Tom also was director of the Texas Freedom of Information Foundation. That job and those issues meant a lot to him. The organization couldn’t have picked a more fierce warrior in the battle to maintain journalistic freedom.

I remember him most from the daily stories Lanette used to regale me with. They were raising three of his children, two of hers, and one they had together. Their home was a madhouse, and we used to trade stories of hiding olives and chocolates in our underwear drawers from the ravaging appetites of teenagers.

When money was tight, Tom supplemented finances by carrying a paper route. It was always about the news for him.

After Cecil Shuford died, his children were preparing the house for sale. Lanette called me one Saturday morning. She asked if I would like to have some of Pop Shuford’s tulip bulbs. Of course I did. What newspaper writer wouldn’t be honored to have them?

So I joined Tom and Lanette at the house, digging up the bulbs and carrying them home to plant in my own yard. I called my tiny plot the “Cecil Shuford Memorial Tulip Garden.”

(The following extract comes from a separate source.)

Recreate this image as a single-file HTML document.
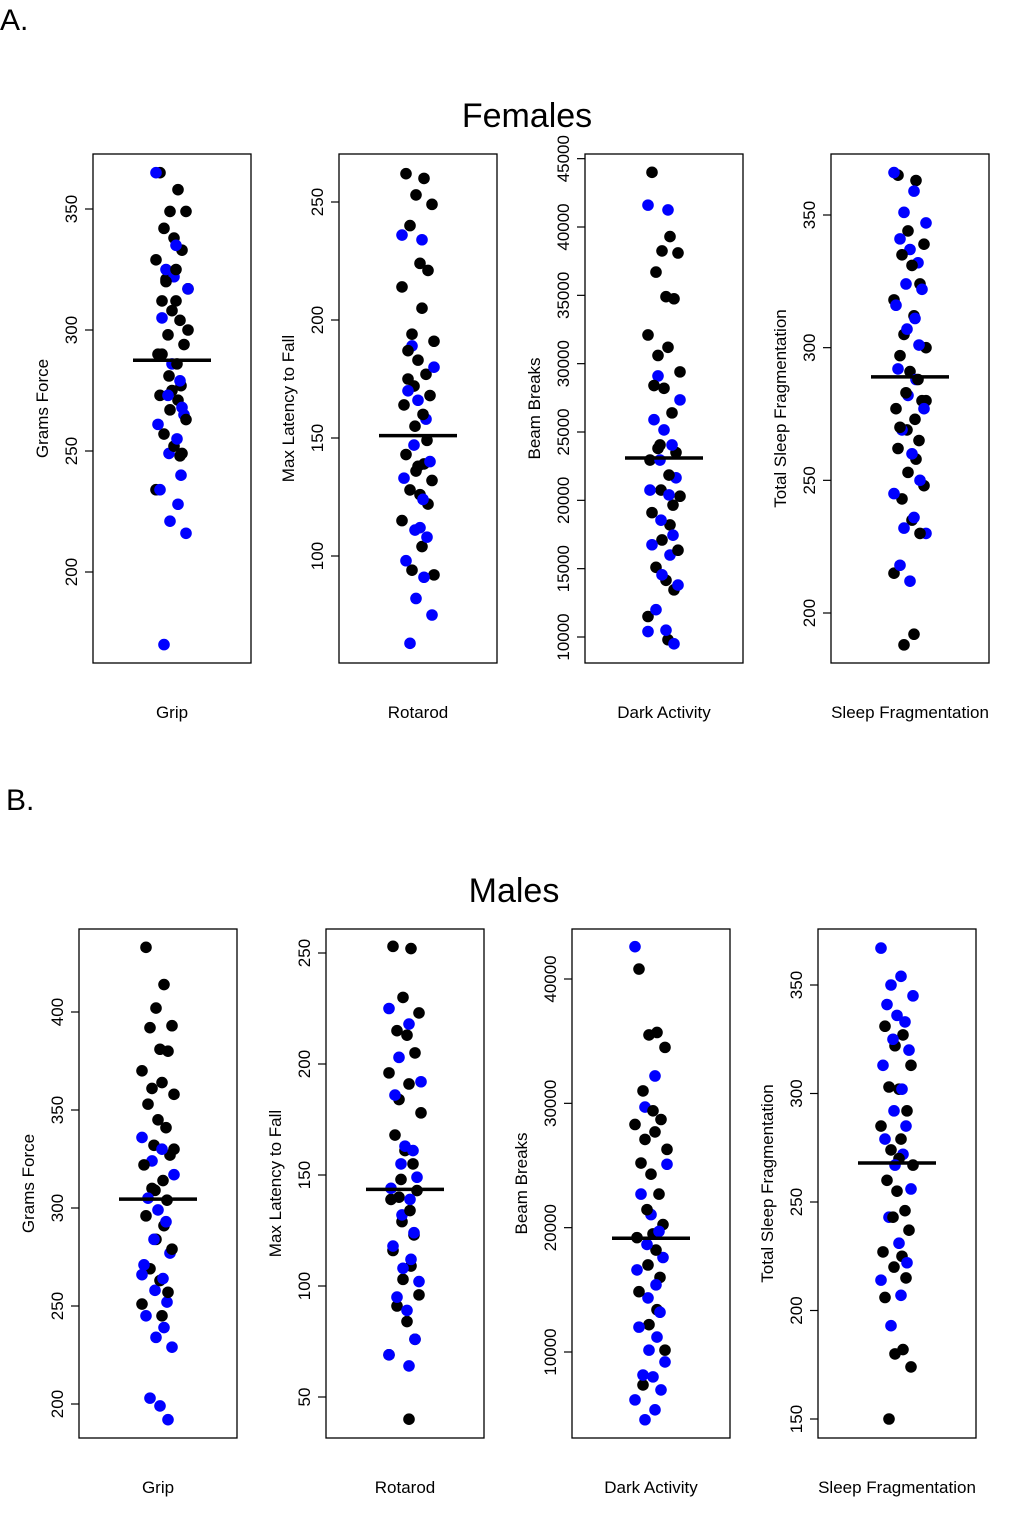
<!DOCTYPE html>
<html><head><meta charset="utf-8"><style>
body{margin:0;background:#fff}
svg text{font-family:"Liberation Sans",Arial,sans-serif;fill:#000}
</style></head><body>
<svg id="c" width="1020" height="1511" xmlns="http://www.w3.org/2000/svg">
<text x="0" y="30" font-size="30">A.</text>
<text x="527" y="127" font-size="34" text-anchor="middle">Females</text>
<text x="6" y="810" font-size="30">B.</text>
<text x="514" y="902" font-size="34" text-anchor="middle">Males</text>
</svg>
<script>
// data: values for black (strain group 1) and blue (strain group 2)
const aGripBlack=[365,358,349,349,342,338,333,329,325,321,317,312,308,304,298,294,290,286,281,277,273,271,267,263,257,252,249,234,312,320,300,290,275,248];
const aGripBlue=[365,335,325,317,305,286,279,273,265,261,255,249,240,234,228,221,216,170,322,268];
const aRotBlack=[262,260,253,249,240,224,221,214,205,194,191,187,183,177,172,168,164,160,155,149,143,139,136,132,128,126,122,115,104,94,92,175,138];
const aRotBlue=[236,234,189,180,170,166,158,147,140,133,124,111,108,98,91,82,75,63,112];
const aDarkBlack=[44000,39300,38250,38100,36700,34900,34750,32100,31200,30600,29400,28400,28200,26400,24050,23500,22950,21850,20750,19650,19100,18200,17100,16350,15100,14150,13450,11500,9800,23800,20300];
const aDarkBlue=[41600,41250,29100,27350,25900,25150,24050,22950,21650,20750,20400,18550,17450,16750,16000,14550,13800,12000,10500,9500,10400];
const aSleepBlack=[365,363,344,339,335,331,324,318,312,305,300,297,291,288,283,280,277,273,269,265,262,258,253,248,243,235,230,215,192,188,280,270];
const aSleepBlue=[366,359,351,347,341,337,332,324,322,316,311,307,301,292,288,282,277,269,260,250,245,236,232,230,218,212];
const bGripBlack=[433,414,402,393,392,381,380,370,364,361,358,353,345,341,332,327,322,314,309,304,296,291,284,279,269,263,257,251,245,310,330];
const bGripBlue=[336,330,324,317,305,299,293,284,277,271,264,258,252,245,239,234,229,203,199,192,266];
const bRotBlack=[253,252,230,223,215,213,205,196,191,184,178,168,161,155,148,143,139,134,129,123,116,109,103,96,91,84,76,69,40,140];
const bRotBlue=[225,218,203,192,186,163,161,155,149,144,139,132,124,118,112,108,102,95,89,76,69,64];
const bDarkBlack=[40800,35700,35500,34500,31000,29400,28700,28300,27700,27100,26300,25200,24300,22700,21450,20250,19200,18200,17000,16000,14850,13400,12200,10150,7350,19500];
const bDarkBlue=[42600,32200,29700,25100,22700,21050,19700,18650,17600,16600,15400,14350,13200,12000,11200,10150,9200,8150,8000,6950,6150,5350,4550];
const bSleepBlack=[331,327,322,313,303,302,292,285,279,274,267,260,255,246,243,237,227,225,220,215,206,182,180,174,150,270];
const bSleepBlue=[367,354,350,345,341,336,333,325,320,313,302,292,285,279,272,267,256,243,231,222,214,207,193];
const means=[287.5,151,23100,289,304.5,143.5,19150,268];
const jit=[-0.6,0.3,-0.1,0.7,-0.4,0.1,0.5,-0.8,0.2,-0.3,0.8,-0.5,0.0,0.4,-0.2,0.6,-0.7,0.25,-0.15,0.45];

const panels=[
 {l:93,t:154,v0:300,y0:330,v1:350,y1:209,ticks:[200,250,300,350],title:"Grams Force",x:"Grip",bk:aGripBlack,bl:aGripBlue,m:means[0]},
 {l:339,t:154,v0:150,y0:438,v1:250,y1:202,ticks:[100,150,200,250],title:"Max Latency to Fall",x:"Rotarod",bk:aRotBlack,bl:aRotBlue,m:means[1]},
 {l:585,t:154,v0:10000,y0:637,v1:40000,y1:227,ticks:[10000,15000,20000,25000,30000,35000,40000,45000],title:"Beam Breaks",x:"Dark Activity",bk:aDarkBlack,bl:aDarkBlue,m:means[2]},
 {l:831,t:154,v0:200,y0:613,v1:350,y1:215,ticks:[200,250,300,350],title:"Total Sleep Fragmentation",x:"Sleep Fragmentation",bk:aSleepBlack,bl:aSleepBlue,m:means[3]},
 {l:79,t:929,v0:200,y0:1404,v1:400,y1:1012,ticks:[200,250,300,350,400],title:"Grams Force",x:"Grip",bk:bGripBlack,bl:bGripBlue,m:means[4]},
 {l:326,t:929,v0:50,y0:1397,v1:250,y1:953,ticks:[50,100,150,200,250],title:"Max Latency to Fall",x:"Rotarod",bk:bRotBlack,bl:bRotBlue,m:means[5]},
 {l:572,t:929,v0:10000,y0:1352,v1:40000,y1:979,ticks:[10000,20000,30000,40000],title:"Beam Breaks",x:"Dark Activity",bk:bDarkBlack,bl:bDarkBlue,m:means[6]},
 {l:818,t:929,v0:150,y0:1419,v1:350,y1:985,ticks:[150,200,250,300,350],title:"Total Sleep Fragmentation",x:"Sleep Fragmentation",bk:bSleepBlack,bl:bSleepBlue,m:means[7]}
];
const svg=document.getElementById('c');
const NS='http://www.w3.org/2000/svg';
function mk(tag,attrs,parent){const e=document.createElementNS(NS,tag);for(const k in attrs)e.setAttribute(k,attrs[k]);(parent||svg).appendChild(e);return e;}
panels.forEach((p,pi)=>{
 const W=158,H=509,cx=p.l+79;
 const y=v=>p.y0+(v-p.v0)*(p.y1-p.y0)/(p.v1-p.v0);
 const g=mk('g',{});
 
 
 const r=mk('rect',{x:p.l,y:p.t,width:W,height:H,fill:'none',stroke:'#000','stroke-width':1.3},g);
 
 
 p.ticks.forEach(tv=>{
  const ty=y(tv);
  const tk=mk('line',{x1:p.l-8,x2:p.l,y1:ty,y2:ty,stroke:'#000','stroke-width':1.2},g);
  
  
  const tx=mk('text',{x:0,y:0,'font-size':17,'text-anchor':'middle',transform:`translate(${p.l-16},${ty}) rotate(-90)`},g);
  
  
  tx.textContent=tv;
 });
 const yt=mk('text',{x:0,y:0,'font-size':17,'text-anchor':'middle',transform:`translate(${p.l-45},${p.t+H/2}) rotate(-90)`},g);
 
 
 yt.textContent=p.title;
 const xl=mk('text',{x:cx,y:p.t+564,'font-size':17,'text-anchor':'middle'},g);
 
 
 xl.textContent=p.x;
 const pts=[];
 p.bk.forEach((v,i)=>pts.push([v,'#000',i]));
 p.bl.forEach((v,i)=>pts.push([v,'#0000ff',i+7]));
 pts.sort((a,b)=>(a[2]%3)-(b[2]%3));
 pts.forEach(([v,col,i])=>{
  const c=mk('circle',{cx:cx+jit[i%jit.length]*20,cy:y(v),r:5.8,fill:col},g);
  
  
 });
 const ml=mk('line',{x1:cx-39,x2:cx+39,y1:y(p.m),y2:y(p.m),stroke:'#000','stroke-width':3.5},g);
 
 
});
</script>
</body></html>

On a day in early spring when I started over to UNT to accept a Cecil C. Shuford award from the journalism department, I walked outside to discover that the tulips were blooming. Then I called Tom and Lanette to share the news.

I can’t remember what year we went to the Halloween party together. It was long enough ago that I still looked good in my Cleopatra costume. I talked Richard into wearing a toga and some sort of plastic wreath on his head. A sheet is not an easy thing to keep from falling off a skinny frame like his was, and we had a couple of near misses and a few emergency rewrappings as the evening wore on.

I cannot recall what the hostess wore. I know there were witches and scarecrows and the requisite male pregnant nun. I don’t even remember what Lanette had on. But Tom — how can you forget the sight of a bespeckled, hirsute, scholarly man with chest hair peeking out of his shell-pink leotard?

Tom was a journalistic hardliner, a grammar Nazi, a comma curmudgeon. He was feared and sometimes hated by students who nevertheless became better writers because of his pedantic purism when it came to the inverted pyramid.

I shall remember him in terms of flame-red tulips and Swan Lake.